* SHORT PROBLEM: Retype only what runs from the beginning of the data through the line with "Chart.register(...registerables);"; please omit the pictures and keep every line exact.

((

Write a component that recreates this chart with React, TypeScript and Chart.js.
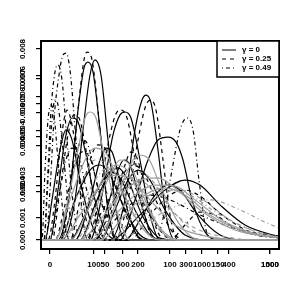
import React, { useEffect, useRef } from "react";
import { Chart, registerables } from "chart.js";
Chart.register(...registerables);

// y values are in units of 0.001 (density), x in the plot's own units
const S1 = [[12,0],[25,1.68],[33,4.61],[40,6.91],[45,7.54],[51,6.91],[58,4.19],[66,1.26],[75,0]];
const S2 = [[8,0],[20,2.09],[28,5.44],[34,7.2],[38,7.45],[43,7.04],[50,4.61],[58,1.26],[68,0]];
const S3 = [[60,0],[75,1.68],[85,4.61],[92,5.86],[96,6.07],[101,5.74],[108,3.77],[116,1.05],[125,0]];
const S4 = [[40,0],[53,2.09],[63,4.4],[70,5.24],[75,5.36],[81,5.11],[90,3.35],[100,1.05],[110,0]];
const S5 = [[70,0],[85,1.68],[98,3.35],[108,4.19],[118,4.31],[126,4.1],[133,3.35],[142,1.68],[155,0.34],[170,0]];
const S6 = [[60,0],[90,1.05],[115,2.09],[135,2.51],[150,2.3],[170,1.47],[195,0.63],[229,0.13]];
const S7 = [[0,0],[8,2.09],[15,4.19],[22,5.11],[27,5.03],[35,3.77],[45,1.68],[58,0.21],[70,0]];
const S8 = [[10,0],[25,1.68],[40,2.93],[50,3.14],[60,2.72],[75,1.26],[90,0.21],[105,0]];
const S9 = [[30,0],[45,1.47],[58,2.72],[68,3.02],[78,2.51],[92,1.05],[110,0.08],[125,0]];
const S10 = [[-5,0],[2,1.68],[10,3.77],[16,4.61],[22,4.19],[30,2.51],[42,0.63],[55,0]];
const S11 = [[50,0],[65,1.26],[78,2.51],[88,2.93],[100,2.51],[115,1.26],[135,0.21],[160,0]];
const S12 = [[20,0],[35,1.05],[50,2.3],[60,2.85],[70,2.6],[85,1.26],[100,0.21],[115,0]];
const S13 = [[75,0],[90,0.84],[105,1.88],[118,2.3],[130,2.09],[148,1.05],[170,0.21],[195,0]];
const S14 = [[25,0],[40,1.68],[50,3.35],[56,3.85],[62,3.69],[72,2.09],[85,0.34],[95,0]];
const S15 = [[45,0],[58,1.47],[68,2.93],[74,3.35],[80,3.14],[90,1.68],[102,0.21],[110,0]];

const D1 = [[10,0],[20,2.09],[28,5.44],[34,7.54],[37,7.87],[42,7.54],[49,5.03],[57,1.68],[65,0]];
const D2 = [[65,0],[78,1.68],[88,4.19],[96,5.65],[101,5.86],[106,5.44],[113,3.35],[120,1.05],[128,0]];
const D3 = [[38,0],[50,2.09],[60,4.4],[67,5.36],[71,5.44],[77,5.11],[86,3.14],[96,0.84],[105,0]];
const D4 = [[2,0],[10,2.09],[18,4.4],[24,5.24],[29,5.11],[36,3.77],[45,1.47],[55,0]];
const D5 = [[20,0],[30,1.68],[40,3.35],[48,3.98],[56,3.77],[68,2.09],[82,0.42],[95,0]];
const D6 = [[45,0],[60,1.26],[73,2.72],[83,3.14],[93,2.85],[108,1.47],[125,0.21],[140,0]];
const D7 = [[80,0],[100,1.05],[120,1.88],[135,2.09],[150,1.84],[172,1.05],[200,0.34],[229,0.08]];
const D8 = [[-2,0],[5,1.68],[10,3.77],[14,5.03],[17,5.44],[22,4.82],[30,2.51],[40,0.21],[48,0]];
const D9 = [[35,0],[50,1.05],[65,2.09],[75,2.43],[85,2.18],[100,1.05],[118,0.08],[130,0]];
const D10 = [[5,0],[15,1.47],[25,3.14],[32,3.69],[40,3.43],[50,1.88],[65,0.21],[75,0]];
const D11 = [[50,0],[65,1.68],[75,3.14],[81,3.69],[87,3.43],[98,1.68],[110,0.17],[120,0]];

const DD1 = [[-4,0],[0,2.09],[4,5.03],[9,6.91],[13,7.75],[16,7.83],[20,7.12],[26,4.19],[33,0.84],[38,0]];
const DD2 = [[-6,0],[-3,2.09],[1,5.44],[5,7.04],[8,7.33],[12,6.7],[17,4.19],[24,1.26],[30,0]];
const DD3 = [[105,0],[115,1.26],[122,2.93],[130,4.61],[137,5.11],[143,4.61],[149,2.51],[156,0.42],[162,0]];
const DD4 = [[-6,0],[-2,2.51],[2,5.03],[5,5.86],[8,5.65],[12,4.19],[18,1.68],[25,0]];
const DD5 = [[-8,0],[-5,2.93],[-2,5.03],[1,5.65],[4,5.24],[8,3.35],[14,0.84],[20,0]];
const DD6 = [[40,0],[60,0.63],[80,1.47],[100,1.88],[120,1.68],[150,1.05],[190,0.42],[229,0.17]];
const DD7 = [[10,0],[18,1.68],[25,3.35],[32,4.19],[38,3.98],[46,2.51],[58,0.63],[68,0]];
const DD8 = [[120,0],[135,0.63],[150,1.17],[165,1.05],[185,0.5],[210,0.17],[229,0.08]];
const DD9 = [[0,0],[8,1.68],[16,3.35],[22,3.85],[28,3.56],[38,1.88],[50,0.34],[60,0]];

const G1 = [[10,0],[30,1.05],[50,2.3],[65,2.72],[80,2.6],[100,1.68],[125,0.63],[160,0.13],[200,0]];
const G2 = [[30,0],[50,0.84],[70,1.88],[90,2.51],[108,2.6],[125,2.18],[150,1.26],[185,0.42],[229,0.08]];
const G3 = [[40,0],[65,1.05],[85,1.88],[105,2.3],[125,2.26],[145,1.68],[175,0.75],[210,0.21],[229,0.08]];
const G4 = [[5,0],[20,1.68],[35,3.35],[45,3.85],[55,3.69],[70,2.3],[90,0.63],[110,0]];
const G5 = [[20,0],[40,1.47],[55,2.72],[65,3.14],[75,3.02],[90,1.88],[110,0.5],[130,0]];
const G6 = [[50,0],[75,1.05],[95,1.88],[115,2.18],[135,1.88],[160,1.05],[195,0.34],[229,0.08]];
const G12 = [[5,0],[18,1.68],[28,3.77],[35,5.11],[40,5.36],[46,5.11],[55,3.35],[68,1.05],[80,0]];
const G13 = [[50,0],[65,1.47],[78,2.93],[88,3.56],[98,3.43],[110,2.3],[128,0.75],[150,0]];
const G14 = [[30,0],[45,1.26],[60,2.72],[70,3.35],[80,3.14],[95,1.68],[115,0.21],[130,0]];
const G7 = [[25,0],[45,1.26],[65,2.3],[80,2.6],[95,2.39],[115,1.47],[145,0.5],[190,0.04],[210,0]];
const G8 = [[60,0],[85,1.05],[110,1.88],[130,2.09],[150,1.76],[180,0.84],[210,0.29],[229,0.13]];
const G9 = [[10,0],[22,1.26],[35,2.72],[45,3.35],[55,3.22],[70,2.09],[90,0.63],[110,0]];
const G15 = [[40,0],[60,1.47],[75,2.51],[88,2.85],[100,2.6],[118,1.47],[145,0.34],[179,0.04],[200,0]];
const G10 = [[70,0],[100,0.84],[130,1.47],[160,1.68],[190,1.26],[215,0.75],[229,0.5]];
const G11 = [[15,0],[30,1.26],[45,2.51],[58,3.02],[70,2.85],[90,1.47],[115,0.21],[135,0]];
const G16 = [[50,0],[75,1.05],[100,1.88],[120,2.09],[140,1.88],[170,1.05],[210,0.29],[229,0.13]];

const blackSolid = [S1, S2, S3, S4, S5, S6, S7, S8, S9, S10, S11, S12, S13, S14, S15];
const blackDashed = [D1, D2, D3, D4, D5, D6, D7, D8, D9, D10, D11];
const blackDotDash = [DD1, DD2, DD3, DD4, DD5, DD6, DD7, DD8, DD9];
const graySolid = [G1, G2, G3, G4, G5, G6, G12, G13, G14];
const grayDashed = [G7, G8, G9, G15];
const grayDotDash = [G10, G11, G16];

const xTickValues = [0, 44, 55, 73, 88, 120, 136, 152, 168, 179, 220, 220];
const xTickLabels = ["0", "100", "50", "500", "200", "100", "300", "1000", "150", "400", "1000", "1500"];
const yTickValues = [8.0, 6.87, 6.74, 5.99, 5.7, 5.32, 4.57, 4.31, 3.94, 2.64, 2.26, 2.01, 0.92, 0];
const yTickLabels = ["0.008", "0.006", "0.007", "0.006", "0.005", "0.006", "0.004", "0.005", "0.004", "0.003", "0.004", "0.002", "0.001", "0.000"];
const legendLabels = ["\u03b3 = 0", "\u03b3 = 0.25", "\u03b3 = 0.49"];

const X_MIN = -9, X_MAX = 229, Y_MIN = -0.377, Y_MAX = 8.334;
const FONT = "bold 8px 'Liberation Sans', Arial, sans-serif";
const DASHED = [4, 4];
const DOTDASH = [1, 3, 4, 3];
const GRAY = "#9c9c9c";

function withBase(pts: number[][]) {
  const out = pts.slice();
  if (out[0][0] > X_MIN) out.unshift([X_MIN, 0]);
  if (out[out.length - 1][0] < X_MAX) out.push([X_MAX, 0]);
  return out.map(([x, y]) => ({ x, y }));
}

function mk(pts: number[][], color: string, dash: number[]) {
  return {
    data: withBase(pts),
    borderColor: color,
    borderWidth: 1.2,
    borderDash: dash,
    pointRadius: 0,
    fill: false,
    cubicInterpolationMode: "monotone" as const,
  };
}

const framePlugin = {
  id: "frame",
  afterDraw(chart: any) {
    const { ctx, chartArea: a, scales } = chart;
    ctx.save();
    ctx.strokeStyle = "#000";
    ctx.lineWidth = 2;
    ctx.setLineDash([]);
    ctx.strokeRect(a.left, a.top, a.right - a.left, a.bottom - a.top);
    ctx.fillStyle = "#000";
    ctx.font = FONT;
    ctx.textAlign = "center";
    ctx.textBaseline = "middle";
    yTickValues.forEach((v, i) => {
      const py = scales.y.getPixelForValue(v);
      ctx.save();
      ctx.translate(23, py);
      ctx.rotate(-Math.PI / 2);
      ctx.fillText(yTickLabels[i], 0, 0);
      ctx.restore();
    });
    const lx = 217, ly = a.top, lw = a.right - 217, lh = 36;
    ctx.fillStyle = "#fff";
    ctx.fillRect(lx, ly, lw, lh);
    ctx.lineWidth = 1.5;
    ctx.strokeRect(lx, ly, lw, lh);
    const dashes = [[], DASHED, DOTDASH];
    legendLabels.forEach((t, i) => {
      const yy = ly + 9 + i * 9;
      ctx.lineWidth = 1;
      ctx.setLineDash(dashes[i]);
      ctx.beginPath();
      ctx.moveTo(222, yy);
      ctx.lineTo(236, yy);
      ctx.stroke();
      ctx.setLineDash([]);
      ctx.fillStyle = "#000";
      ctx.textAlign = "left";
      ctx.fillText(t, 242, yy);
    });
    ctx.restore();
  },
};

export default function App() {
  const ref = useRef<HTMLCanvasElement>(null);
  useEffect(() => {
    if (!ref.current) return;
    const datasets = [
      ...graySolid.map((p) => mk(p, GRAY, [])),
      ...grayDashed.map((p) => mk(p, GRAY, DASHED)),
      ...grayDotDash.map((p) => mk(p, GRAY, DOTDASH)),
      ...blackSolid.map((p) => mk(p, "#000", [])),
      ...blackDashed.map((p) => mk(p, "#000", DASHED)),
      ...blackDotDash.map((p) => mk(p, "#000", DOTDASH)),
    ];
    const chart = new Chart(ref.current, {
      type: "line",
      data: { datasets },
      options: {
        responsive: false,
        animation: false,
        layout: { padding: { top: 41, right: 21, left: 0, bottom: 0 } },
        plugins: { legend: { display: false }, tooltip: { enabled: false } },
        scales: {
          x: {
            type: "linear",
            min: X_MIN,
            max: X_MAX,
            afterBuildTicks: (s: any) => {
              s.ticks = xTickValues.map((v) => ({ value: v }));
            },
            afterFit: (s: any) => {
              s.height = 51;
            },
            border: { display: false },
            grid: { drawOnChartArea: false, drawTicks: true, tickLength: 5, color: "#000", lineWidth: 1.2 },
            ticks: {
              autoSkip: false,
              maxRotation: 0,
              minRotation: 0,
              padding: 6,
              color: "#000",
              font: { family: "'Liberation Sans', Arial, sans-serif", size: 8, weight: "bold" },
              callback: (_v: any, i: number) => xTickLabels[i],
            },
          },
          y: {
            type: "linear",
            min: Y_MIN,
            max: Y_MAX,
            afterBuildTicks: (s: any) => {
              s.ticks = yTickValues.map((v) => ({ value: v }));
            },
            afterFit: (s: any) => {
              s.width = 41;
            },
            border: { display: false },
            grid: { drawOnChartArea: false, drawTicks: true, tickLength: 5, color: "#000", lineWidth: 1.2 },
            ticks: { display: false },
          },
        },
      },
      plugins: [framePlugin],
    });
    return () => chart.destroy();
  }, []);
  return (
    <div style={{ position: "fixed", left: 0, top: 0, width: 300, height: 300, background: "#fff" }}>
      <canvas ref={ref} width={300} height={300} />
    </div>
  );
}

))

* ANSWER TO THIS EXERCISE:
Write a component that recreates this chart with React, TypeScript and Chart.js.
import React, { useEffect, useRef } from "react";
import { Chart, registerables } from "chart.js";
Chart.register(...registerables);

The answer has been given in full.